Usulan penundaan Pemilu 2024 dari Ketua Umum PKB Muhaimin Iskandar alias Cak Imin dinilai aneh. Pasalnya, usulan itu bertentangan dengan konstitusi yang mengatur soal pembatasan masa jabatan Presiden.
Berita Terkait:
Usulkan Tunda Pemilu, Pengamat: Muhaimin Dalam Tekanan Jokowi
Kepuasaan Terhadap Jokowi Naik, Masa Jabatan Presiden Diperpanjang?
Cak Imin Minta Pemilu 2024 Diundur, Begini Alasannya…
Usulan Pemilu 2024 Diundur, Pengamat Minta Cak Imin Jangan Blunder
“Wacana perpanjangan masa jabatan Presiden Jokowi 1 sampai 2 tahun yang disampaikan Muhaimin Iskandar adalah lagu lama yang bernada sumbang,” ujar Kamhar kepada awak media, Kamis (24/2/2022).
Kamhar mengungkapkan, Cak Imin seperti sedang mencoba untuk menjerumuskan Presiden Joko Widodo (Jokowi) untuk melanggar konstitusi atas usulannya tersebut.
“Pernyataan (Cak Imin) ini inkonstitusional yang berpotensi menjerumuskan Presiden Jokowi melanggar konstitusi,” tegasnya.
Selain itu, kata Kamhar, dalam berbagai kesempatan Presiden Jokowi sudah menegaskan bahwa ia tidak ingin memperpanjang masa jabatan maupun periodesasi jabatan Presiden yang telah diatur secara tegas dalam konstitusi.
Atas dasar itu, Kamhar menyarankan Cak Imin untuk menahan diri dan tidak membuat pernyataan yang menuai kontroversi di ruang publik. Apalagi, pernyataannya tersebut bertentangan dengan konstitusi.
“Pilihlah cara-cara yang elegan untuk mengamankan kekuasaan,” tandas Politikus Partai Demokrat ini.

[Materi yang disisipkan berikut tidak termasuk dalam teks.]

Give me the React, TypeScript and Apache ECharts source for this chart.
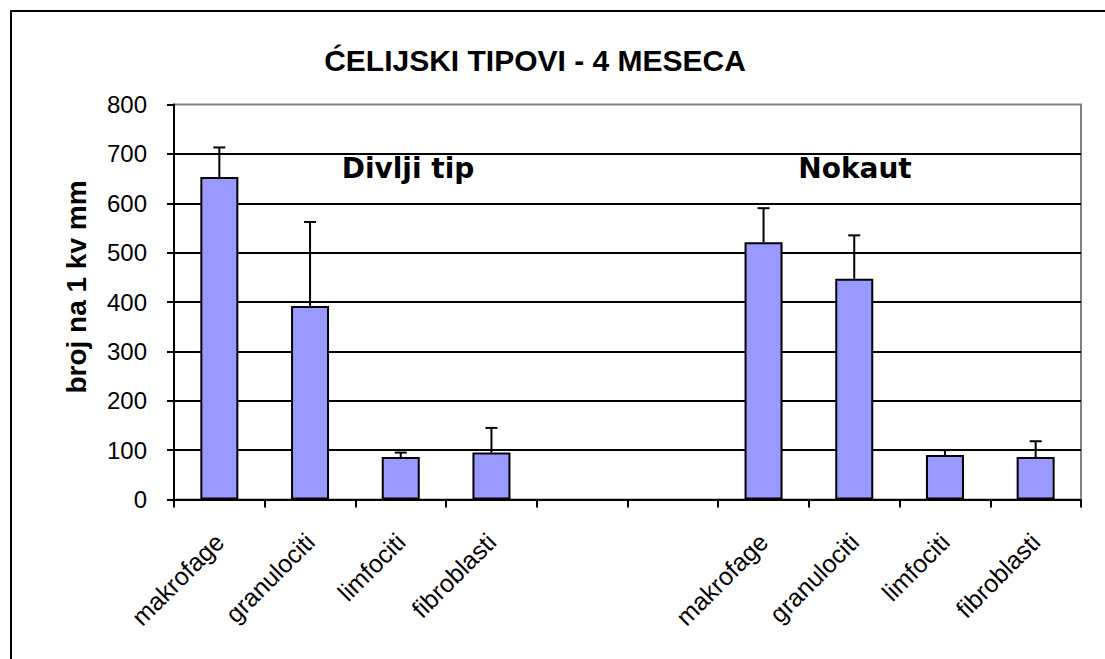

Lagipula, argumen yang dibangun oleh Cak Imin pun terkesan dipaksakan dan cenderung mengada-ada. Menempatkan ekonomi dan demokrasi secara trade-off, justru berbahaya.
“Ini berbahaya, ciri watak otoritarianisme,” pungkasnya.(AP)
Editor: B. J Pasaribu
(RuPol)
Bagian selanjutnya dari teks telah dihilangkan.